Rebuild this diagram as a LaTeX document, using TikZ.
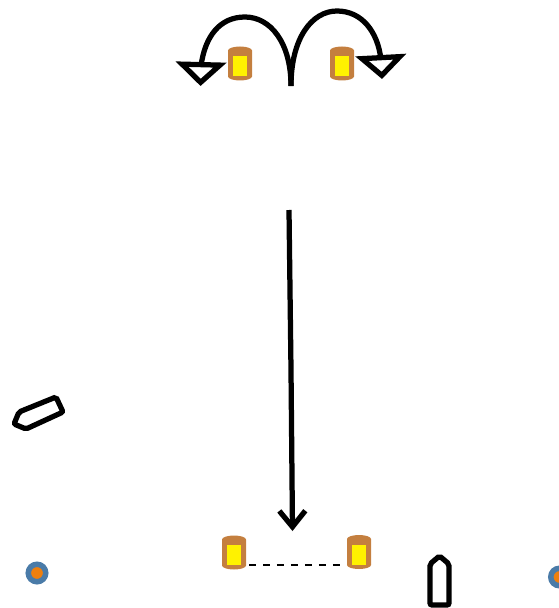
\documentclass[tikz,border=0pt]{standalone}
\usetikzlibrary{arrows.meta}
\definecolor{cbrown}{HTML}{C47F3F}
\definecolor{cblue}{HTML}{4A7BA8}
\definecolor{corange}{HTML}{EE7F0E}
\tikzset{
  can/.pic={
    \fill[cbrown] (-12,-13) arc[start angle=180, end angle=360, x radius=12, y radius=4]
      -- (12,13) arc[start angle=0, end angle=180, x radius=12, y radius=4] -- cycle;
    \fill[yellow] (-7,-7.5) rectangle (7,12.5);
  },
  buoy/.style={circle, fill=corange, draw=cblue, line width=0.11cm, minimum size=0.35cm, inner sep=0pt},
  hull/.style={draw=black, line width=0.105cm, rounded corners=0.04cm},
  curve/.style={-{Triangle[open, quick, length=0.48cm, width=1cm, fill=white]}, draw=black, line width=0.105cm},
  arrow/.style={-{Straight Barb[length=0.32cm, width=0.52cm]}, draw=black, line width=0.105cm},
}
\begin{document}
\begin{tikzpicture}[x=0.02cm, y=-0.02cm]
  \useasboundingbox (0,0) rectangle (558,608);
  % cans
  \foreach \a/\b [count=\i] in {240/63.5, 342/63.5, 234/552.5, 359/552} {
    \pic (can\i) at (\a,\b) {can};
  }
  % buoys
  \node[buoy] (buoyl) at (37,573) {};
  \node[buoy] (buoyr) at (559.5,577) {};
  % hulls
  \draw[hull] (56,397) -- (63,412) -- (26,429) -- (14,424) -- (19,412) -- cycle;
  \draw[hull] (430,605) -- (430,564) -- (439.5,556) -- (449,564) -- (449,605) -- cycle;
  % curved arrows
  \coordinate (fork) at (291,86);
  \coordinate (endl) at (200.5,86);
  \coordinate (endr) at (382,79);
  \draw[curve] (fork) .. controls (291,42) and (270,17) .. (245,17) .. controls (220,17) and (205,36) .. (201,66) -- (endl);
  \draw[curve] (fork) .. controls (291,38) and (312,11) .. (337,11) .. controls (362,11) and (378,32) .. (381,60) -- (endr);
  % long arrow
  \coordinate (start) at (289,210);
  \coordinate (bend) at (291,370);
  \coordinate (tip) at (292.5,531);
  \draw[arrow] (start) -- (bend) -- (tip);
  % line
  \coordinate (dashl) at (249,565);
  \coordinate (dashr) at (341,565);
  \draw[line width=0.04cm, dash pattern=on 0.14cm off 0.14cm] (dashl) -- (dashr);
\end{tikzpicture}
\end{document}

#####

[Task]: Working from the lines above, reproduce the material exactly and exclude its pictures.

[Complete answer]:
Rebuild this diagram as a LaTeX document, using TikZ.
\documentclass[tikz,border=0pt]{standalone}
\usetikzlibrary{arrows.meta}
\definecolor{cbrown}{HTML}{C47F3F}
\definecolor{cblue}{HTML}{4A7BA8}
\definecolor{corange}{HTML}{EE7F0E}
\tikzset{
  can/.pic={
    \fill[cbrown] (-12,-13) arc[start angle=180, end angle=360, x radius=12, y radius=4]
      -- (12,13) arc[start angle=0, end angle=180, x radius=12, y radius=4] -- cycle;
    \fill[yellow] (-7,-7.5) rectangle (7,12.5);
  },
  buoy/.style={circle, fill=corange, draw=cblue, line width=0.11cm, minimum size=0.35cm, inner sep=0pt},
  hull/.style={draw=black, line width=0.105cm, rounded corners=0.04cm},
  curve/.style={-{Triangle[open, quick, length=0.48cm, width=1cm, fill=white]}, draw=black, line width=0.105cm},
  arrow/.style={-{Straight Barb[length=0.32cm, width=0.52cm]}, draw=black, line width=0.105cm},
}
\begin{document}
\begin{tikzpicture}[x=0.02cm, y=-0.02cm]
  \useasboundingbox (0,0) rectangle (558,608);
  % cans
  \foreach \a/\b [count=\i] in {240/63.5, 342/63.5, 234/552.5, 359/552} {
    \pic (can\i) at (\a,\b) {can};
  }
  % buoys
  \node[buoy] (buoyl) at (37,573) {};
  \node[buoy] (buoyr) at (559.5,577) {};
  % hulls
  \draw[hull] (56,397) -- (63,412) -- (26,429) -- (14,424) -- (19,412) -- cycle;
  \draw[hull] (430,605) -- (430,564) -- (439.5,556) -- (449,564) -- (449,605) -- cycle;
  % curved arrows
  \coordinate (fork) at (291,86);
  \coordinate (endl) at (200.5,86);
  \coordinate (endr) at (382,79);
  \draw[curve] (fork) .. controls (291,42) and (270,17) .. (245,17) .. controls (220,17) and (205,36) .. (201,66) -- (endl);
  \draw[curve] (fork) .. controls (291,38) and (312,11) .. (337,11) .. controls (362,11) and (378,32) .. (381,60) -- (endr);
  % long arrow
  \coordinate (start) at (289,210);
  \coordinate (bend) at (291,370);
  \coordinate (tip) at (292.5,531);
  \draw[arrow] (start) -- (bend) -- (tip);
  % line
  \coordinate (dashl) at (249,565);
  \coordinate (dashr) at (341,565);
  \draw[line width=0.04cm, dash pattern=on 0.14cm off 0.14cm] (dashl) -- (dashr);
\end{tikzpicture}
\end{document}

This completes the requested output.